Belanja negara dimanfaatkan secara efektif untuk menjaga daya beli masyarakat melalui subsidi energi, diskon tarif listrik, bantuan sosial seperti PKH dan JKN, serta insentif fiskal sektor-sektor padat karya. Pemerintah pusat telah merealisasikan belanja sebesar Rp413,2 triliun, dan transfer ke daerah sebesar Rp207,1 triliun.

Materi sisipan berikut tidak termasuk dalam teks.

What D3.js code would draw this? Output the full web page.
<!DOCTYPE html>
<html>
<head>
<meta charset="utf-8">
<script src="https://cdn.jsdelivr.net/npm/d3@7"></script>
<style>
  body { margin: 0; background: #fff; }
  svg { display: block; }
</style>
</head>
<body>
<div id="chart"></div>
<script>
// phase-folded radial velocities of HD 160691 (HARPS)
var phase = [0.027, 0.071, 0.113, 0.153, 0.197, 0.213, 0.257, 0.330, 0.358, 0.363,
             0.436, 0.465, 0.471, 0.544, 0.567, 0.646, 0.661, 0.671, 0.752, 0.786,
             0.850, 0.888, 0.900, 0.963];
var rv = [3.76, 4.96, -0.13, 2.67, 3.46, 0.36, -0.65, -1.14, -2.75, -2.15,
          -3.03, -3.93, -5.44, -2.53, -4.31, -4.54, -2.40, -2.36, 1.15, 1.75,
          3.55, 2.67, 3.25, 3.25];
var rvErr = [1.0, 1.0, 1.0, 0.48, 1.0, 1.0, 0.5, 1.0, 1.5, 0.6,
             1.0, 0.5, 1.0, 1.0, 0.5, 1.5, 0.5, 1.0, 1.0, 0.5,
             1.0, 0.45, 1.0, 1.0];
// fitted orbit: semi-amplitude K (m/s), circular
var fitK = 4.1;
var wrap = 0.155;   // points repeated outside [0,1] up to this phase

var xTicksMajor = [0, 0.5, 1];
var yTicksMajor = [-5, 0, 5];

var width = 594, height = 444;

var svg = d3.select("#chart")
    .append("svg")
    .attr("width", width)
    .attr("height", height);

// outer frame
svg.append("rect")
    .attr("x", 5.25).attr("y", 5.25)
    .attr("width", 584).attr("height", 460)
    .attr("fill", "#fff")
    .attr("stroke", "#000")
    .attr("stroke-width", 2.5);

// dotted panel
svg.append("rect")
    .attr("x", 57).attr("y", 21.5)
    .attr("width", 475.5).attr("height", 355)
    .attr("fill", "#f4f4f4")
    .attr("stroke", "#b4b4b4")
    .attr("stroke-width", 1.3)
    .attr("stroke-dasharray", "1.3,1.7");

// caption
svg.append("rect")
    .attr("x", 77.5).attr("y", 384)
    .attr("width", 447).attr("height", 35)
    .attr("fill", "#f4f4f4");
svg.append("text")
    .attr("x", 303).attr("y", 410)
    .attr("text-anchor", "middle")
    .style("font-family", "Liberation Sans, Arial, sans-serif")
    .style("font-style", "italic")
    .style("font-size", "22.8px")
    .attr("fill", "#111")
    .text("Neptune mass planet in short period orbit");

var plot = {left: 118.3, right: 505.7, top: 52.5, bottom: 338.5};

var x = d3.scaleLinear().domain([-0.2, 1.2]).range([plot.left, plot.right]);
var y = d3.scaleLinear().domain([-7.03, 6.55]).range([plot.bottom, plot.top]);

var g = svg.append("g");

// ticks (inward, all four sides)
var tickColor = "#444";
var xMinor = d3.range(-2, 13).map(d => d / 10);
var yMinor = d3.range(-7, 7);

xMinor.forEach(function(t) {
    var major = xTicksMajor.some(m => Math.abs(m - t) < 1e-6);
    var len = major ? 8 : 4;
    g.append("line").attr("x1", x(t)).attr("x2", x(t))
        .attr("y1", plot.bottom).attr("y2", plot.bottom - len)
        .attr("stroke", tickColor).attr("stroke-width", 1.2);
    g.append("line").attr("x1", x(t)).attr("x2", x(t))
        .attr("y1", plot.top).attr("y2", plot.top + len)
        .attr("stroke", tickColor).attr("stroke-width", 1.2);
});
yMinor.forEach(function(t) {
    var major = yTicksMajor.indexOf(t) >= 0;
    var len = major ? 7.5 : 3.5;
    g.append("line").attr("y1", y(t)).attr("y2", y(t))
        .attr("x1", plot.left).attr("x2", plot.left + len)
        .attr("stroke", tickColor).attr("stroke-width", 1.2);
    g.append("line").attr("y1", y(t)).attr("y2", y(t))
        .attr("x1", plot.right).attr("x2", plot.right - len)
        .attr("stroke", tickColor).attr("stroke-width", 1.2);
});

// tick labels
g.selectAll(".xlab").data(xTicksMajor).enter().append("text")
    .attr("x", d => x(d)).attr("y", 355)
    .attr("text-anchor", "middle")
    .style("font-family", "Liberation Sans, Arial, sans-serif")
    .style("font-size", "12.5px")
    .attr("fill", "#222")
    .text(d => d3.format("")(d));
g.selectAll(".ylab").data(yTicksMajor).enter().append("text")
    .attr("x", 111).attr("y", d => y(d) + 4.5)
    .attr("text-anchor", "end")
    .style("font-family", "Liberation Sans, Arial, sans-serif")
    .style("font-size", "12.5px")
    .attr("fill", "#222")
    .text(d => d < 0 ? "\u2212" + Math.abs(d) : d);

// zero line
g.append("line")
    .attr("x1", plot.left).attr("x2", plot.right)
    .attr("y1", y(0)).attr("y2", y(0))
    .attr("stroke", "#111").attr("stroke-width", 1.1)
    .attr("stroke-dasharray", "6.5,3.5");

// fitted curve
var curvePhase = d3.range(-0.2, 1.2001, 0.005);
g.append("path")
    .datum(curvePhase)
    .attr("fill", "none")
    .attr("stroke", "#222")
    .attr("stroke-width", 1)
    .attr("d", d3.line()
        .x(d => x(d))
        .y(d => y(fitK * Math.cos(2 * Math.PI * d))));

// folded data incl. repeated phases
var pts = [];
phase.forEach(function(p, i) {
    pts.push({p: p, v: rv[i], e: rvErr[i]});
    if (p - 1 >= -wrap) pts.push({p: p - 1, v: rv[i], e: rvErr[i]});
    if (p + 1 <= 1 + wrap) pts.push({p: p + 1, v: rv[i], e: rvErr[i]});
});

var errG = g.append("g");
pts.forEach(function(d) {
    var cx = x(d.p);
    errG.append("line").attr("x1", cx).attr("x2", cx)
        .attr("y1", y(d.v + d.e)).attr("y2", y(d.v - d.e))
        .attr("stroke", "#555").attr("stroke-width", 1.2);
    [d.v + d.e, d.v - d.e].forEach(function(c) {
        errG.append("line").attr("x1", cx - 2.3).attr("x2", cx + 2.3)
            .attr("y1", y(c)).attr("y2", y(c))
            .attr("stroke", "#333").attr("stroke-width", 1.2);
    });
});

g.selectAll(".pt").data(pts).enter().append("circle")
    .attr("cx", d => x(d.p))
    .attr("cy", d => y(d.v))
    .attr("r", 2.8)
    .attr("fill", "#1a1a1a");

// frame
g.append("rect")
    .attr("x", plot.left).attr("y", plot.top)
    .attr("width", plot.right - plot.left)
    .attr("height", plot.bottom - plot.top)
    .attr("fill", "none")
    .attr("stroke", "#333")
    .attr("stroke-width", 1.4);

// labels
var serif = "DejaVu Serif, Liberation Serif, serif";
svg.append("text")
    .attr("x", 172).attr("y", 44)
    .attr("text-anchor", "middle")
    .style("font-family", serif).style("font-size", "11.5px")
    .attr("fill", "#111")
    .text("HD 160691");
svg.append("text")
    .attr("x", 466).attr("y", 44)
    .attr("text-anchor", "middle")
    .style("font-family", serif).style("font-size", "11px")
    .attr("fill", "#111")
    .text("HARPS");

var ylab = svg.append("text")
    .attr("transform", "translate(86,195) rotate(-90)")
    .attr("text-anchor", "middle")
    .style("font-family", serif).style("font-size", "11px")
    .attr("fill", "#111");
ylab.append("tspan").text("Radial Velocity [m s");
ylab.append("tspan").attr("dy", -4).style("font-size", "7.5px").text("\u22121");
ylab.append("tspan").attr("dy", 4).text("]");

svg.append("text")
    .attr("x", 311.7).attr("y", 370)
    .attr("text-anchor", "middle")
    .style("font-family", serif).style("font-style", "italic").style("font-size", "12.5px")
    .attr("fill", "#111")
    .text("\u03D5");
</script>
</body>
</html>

Insentif dan stimulus untuk dorong pertumbuhan

Sejumlah insentif ekonomi dikeluarkan selama triwulan I 2025 untuk menjaga momentum pertumbuhan, antara lain:

  1. PPh 21 DTP untuk pekerja sektor padat karya.
  2. Diskon tarif listrik 50% untuk pelanggan rumah tangga daya <2200 VA.
  3. PPN DTP untuk rumah tapak dan rumah susun.
  4. PPnBM dan PPN DTP untuk kendaraan listrik berbasis baterai.
  5. Bea Masuk Anti-Dumping (BMAD) dan Tindakan Pengamanan (BMTP) untuk industri manufaktur.
  6. Diskon tiket pesawat 6% dan diskon tarif tol 20% selama mudik Idulfitri.

Insentif tersebut berhasil mendorong konsumsi domestik, mobilitas masyarakat, dan kegiatan ekonomi selama liburan Idulfitri.

Langkah diplomasi dan reformasi struktural

Dalam merespons kebijakan tarif resiprokal Amerika Serikat, Indonesia melakukan berbagai upaya diplomatik, termasuk negosiasi bilateral dan penyesuaian tarif bea masuk terhadap produk-produk dari AS. Selain itu, pemerintah meningkatkan impor barang-barang strategis dari AS seperti migas, mesin, dan produk pertanian.

Reformasi struktural juga dipercepat, seperti penyesuaian kebijakan non-tarif (TKDN, kuota impor, deregulasi pertek), dan penanggulangan banjir impor melalui trade remedies. Hal ini sejalan dengan arahan Presiden Prabowo untuk memperkuat daya saing nasional melalui deregulasi dan penyederhanaan perizinan lintas sektor.

Penguatan SDM dan akselerasi proyek strategis

Pemerintah terus fokus memperkuat kualitas sumber daya manusia sebagai bagian dari strategi pembangunan jangka panjang. Program prioritas seperti pemberian makan bergizi gratis, pembangunan sekolah unggulan, pemeriksaan kesehatan gratis, dan percepatan pengentasan kemiskinan ekstrem menjadi prioritas nasional.

Sementara itu, akselerasi proyek strategis nasional tetap dijalankan untuk menjaga momentum pertumbuhan ekonomi dan memperluas kesempatan kerja.